Bredele—the diminutive Alsatian dialect term for ‘little breads’—encompasses the vast family of small biscuits and cookies baked throughout Alsace during Advent. The tradition dates to the fourteenth century when convents produced spiced biscuits for Christmas markets, and today every Alsatian household maintains its own repertoire, often numbering thirty or more varieties. The major families include Butterbredele (butter cookies cut into stars, hearts, and crescent moons), Schwowebredele (ground almond meringue cookies with cinnamon), Spritzbredele (piped butter cookies made with a cookie press), Zimtsterne (cinnamon stars glazed with royal icing over almond-meringue dough), Lebkuchen-style Leckerli (honey-spice bars), and Anisbredele (anise-flavoured drops that develop a characteristic white ‘foot’ during baking at 150°C). The doughs range from rich shortbreads with 60% butter to egg-white meringues to honey-spice mixtures aged for weeks. Key technique is resting doughs overnight at 4°C to hydrate flour and develop flavour before rolling to precise 3-4mm thickness. Baking temperatures vary dramatically—Zimtsterne at 140°C to preserve the white glaze, Butterbredele at 180°C for golden colour, Lebkuchen at 170°C for chewy interior. The Alsatian Christmas market tradition of exchanging Bredele tins represents one of France’s most enduring regional baking customs, with each family’s selection reflecting generational knowledge passed through handwritten recipe books.
Rest enriched doughs overnight at 4°C for flavour development and workability. Roll to consistent 3-4mm thickness for even baking. Match baking temperature to cookie type—low for meringue-based, moderate for butter-based. Store layered between parchment in tins for up to four weeks. Use fresh spices ground just before mixing for maximum aromatic impact.

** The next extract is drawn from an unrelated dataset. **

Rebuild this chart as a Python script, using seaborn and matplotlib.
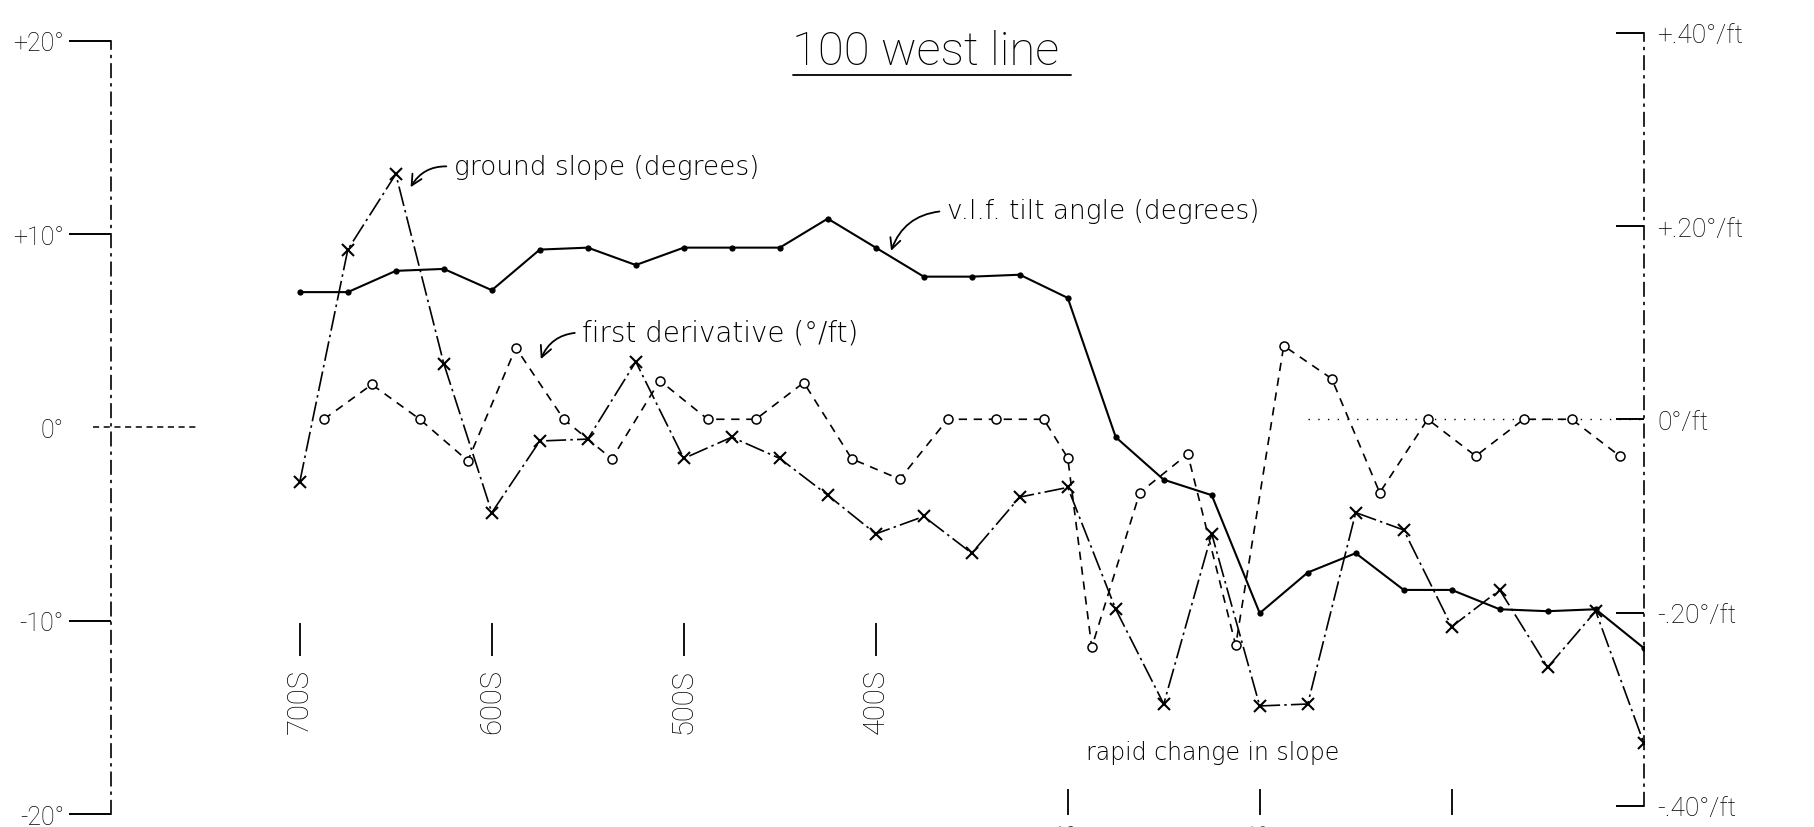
import matplotlib
matplotlib.use("Agg")
import matplotlib.pyplot as plt
import seaborn as sns
from matplotlib.lines import Line2D

# Survey stations along the line (feet south), one reading every 25 ft
stations = [700, 675, 650, 625, 600, 575, 550, 525, 500, 475, 450, 425, 400, 375,
            350, 325, 300, 275, 250, 225, 200, 175, 150, 125, 100, 75, 50, 25, 0]

# v.l.f. tilt angle (degrees)
vlf_tilt = [7.0, 7.0, 8.1, 8.2, 7.1, 9.2, 9.3, 8.4, 9.3, 9.3, 9.3, 10.8, 9.3, 7.8,
            7.8, 7.9, 6.7, -0.5, -2.7, -3.5, -9.6, -7.5, -6.5, -8.4, -8.4, -9.4, -9.5, -9.4, -11.4]

# ground slope (degrees)
ground_slope = [-2.8, 9.2, 13.1, 3.3, -4.4, -0.7, -0.6, 3.4, -1.6, -0.5, -1.6, -3.5, -5.5, -4.6,
                -6.5, -3.6, -3.1, -9.4, -14.3, -5.5, -14.4, -14.3, -4.4, -5.3, -10.3, -8.4, -12.4, -9.5, -16.3]

# first derivative of the tilt angle (deg/ft), plotted between stations
deriv_stations = [687.5, 662.5, 637.5, 612.5, 587.5, 562.5, 537.5, 512.5, 487.5, 462.5,
                  437.5, 412.5, 387.5, 362.5, 337.5, 312.5, 300, 287.5, 262.5, 237.5,
                  212.5, 187.5, 162.5, 137.5, 112.5, 87.5, 62.5, 37.5, 12.5]
first_derivative = [0.0, 0.036, 0.0, -0.043, 0.074, 0.0, -0.041, 0.040, 0.0, 0.0,
                    0.038, -0.041, -0.062, 0.0, 0.0, 0.0, -0.040, -0.236, -0.076, -0.036,
                    -0.234, 0.076, 0.042, -0.076, 0.0, -0.038, 0.0, 0.0, -0.038]

upper_station_ticks = [700, 600, 500, 400]
upper_station_labels = ["700S", "600S", "500S", "400S"]
lower_station_ticks = [300, 200, 100]
lower_station_labels = ["300S", "200S", "100S"]
deg_ticks = [20, 10, 0, -10, -20]
deg_labels = ["+20°", "+10°", "0°", "-10°", "-20°"]
rate_ticks = [0.4, 0.2, 0.0, -0.2, -0.4]
rate_labels = ["+.40°/ft", "+.20°/ft", "0°/ft", "-.20°/ft", "-.40°/ft"]

sns.set_theme(style="white")
plt.rcParams["font.family"] = ["Roboto", "DejaVu Sans"]
plt.rcParams["font.weight"] = "light"
NOTE_FONT = ["DejaVu Sans"]

# layout grid: a 1568 x 715 sheet, converted to figure fractions
SW, SH = 1568.0, 715.0
def fx(px):
    return px / SW
def fy(py):
    return 1.0 - py / SH

INK = "black"
fig = plt.figure(figsize=(18.15, 8.28), dpi=100)
fig.patch.set_facecolor("white")

ax = fig.add_axes([fx(96), fy(710), fx(1420) - fx(96), fy(20) - fy(710)])
ax.set_facecolor("none")
ax.set_xlim(798.3, 0)
ax.set_ylim(-20.36, 20.96)

ax2 = ax.twinx()
ax2.set_ylim(-0.416, 0.411)

# --- series ---
sns.lineplot(x=stations, y=vlf_tilt, ax=ax, sort=False, estimator=None, color=INK,
             lw=1.5, marker="o", markersize=4.5, markeredgewidth=0,
             markerfacecolor=INK, zorder=3)
sns.lineplot(x=stations, y=ground_slope, ax=ax, sort=False, estimator=None, color=INK,
             lw=1.2, linestyle=(0, (12, 2.5, 1.5, 2.5)), marker="x", markersize=8,
             markeredgewidth=1.5, markeredgecolor=INK, zorder=3)
sns.lineplot(x=deriv_stations, y=first_derivative, ax=ax2, sort=False, estimator=None,
             color=INK, lw=1.2, linestyle=(0, (5, 4)), marker="o", markersize=6.5,
             markerfacecolor="white", markeredgecolor=INK, markeredgewidth=1.1, zorder=4)

# --- left scale (degrees) ---
for name, sp in ax.spines.items():
    sp.set_visible(False)
ax.spines["left"].set_visible(True)
ax.spines["left"].set_color(INK)
ax.spines["left"].set_linewidth(1.2)
ax.spines["left"].set_linestyle((0, (8, 4, 1, 4)))
ax.spines["left"].set_bounds(-20, 20)
ax.set_yticks(deg_ticks, deg_labels)
ax.tick_params(axis="y", direction="out", length=30, width=1.4, pad=4,
               labelsize=18, colors=INK, left=True)
ax.yaxis.get_major_ticks()[2].tick1line.set_visible(False)
ax.plot([-0.012, 0.056], [0, 0], transform=ax.get_yaxis_transform(), color=INK,
        lw=1.1, linestyle=(0, (4, 3)), clip_on=False)

# station ticks inside the plotting area
ax.spines["bottom"].set_position(("data", -11.8))
ax.set_xticks(upper_station_ticks, upper_station_labels)
ax.tick_params(axis="x", direction="in", length=24, width=1.3, pad=9,
               labelsize=21, labelrotation=90, colors=INK, bottom=True)
ax.grid(False)

# --- right scale (deg/ft) ---
for name, sp in ax2.spines.items():
    sp.set_visible(False)
ax2.spines["right"].set_visible(True)
ax2.spines["right"].set_color(INK)
ax2.spines["right"].set_linewidth(1.2)
ax2.spines["right"].set_linestyle((0, (8, 4, 1, 4)))
ax2.spines["right"].set_bounds(-0.4, 0.4)
ax2.set_yticks(rate_ticks, rate_labels)
ax2.tick_params(axis="y", direction="in", length=20, width=1.4, pad=10,
                labelsize=19, colors=INK, right=True)
ax2.hlines(0, 175, 0, colors=INK, linestyles=(0, (1, 6)), lw=1.0)
ax2.grid(False)

# --- lower station ticks along the bottom edge ---
ax3 = ax.twiny()
ax3.set_xlim(ax.get_xlim())
for name, sp in ax3.spines.items():
    sp.set_visible(False)
ax3.xaxis.set_ticks_position("bottom")
ax3.spines["bottom"].set_position(("axes", 0.0072))
ax3.set_xticks(lower_station_ticks, lower_station_labels)
ax3.tick_params(axis="x", direction="in", length=19, width=1.3, pad=4,
                labelsize=21, labelrotation=90, colors=INK, bottom=True, top=False,
                labeltop=False, labelbottom=True)
ax3.grid(False)

# --- title and notes ---
fig.text(fx(800), fy(45), "100 west line", ha="center", va="center",
         fontsize=34, color=INK, weight="light")
fig.add_artist(Line2D([fx(685), fx(925)], [fy(66), fy(66)], transform=fig.transFigure,
                      color=INK, lw=1.3))

arrow = dict(arrowstyle="->", lw=1.3, color=INK, connectionstyle="arc3,rad=0.35",
             relpos=(0, 0.5), shrinkA=3, shrinkB=2)
ax.annotate("ground slope (degrees)", xy=(643, 12.3), xycoords="data",
            xytext=(fx(392), fy(145)), textcoords="figure fraction",
            ha="left", va="center", fontsize=19, color=INK, family=NOTE_FONT,
            weight="light", arrowprops=arrow)
ax.annotate("v.l.f. tilt angle (degrees)", xy=(392.5, 9.0), xycoords="data",
            xytext=(fx(818), fy(183)), textcoords="figure fraction",
            ha="left", va="center", fontsize=19, color=INK, family=NOTE_FONT,
            weight="light", arrowprops=arrow)
ax.annotate("first derivative (°/ft)", xy=(575, 3.4), xycoords="data",
            xytext=(fx(503), fy(288)), textcoords="figure fraction",
            ha="left", va="center", fontsize=20, color=INK, family=NOTE_FONT,
            weight="light", arrowprops=arrow)
fig.text(fx(938), fy(650), "rapid change in slope", ha="left", va="center",
         fontsize=17, color=INK, family=NOTE_FONT, weight="light")

fig.savefig("out.png", dpi=100, facecolor="white")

Grind your own cinnamon from Ceylon sticks for Zimtsterne—the difference is transformative. For Schwowebredele, age the almond-meringue dough for 24 hours so the surface dries slightly, creating a crisp shell over a chewy interior. Use a light dusting of potato starch rather than flour when rolling to prevent sticking without toughening the dough.
Rolling dough too thick, producing heavy cookies instead of delicate biscuits. Overbaking Zimtsterne, which cracks the white glaze. Using stale spices that lack aromatic punch. Skipping the overnight rest, resulting in doughs that spread unevenly. Mixing different cookie types in the same tin, causing flavour and texture transfer.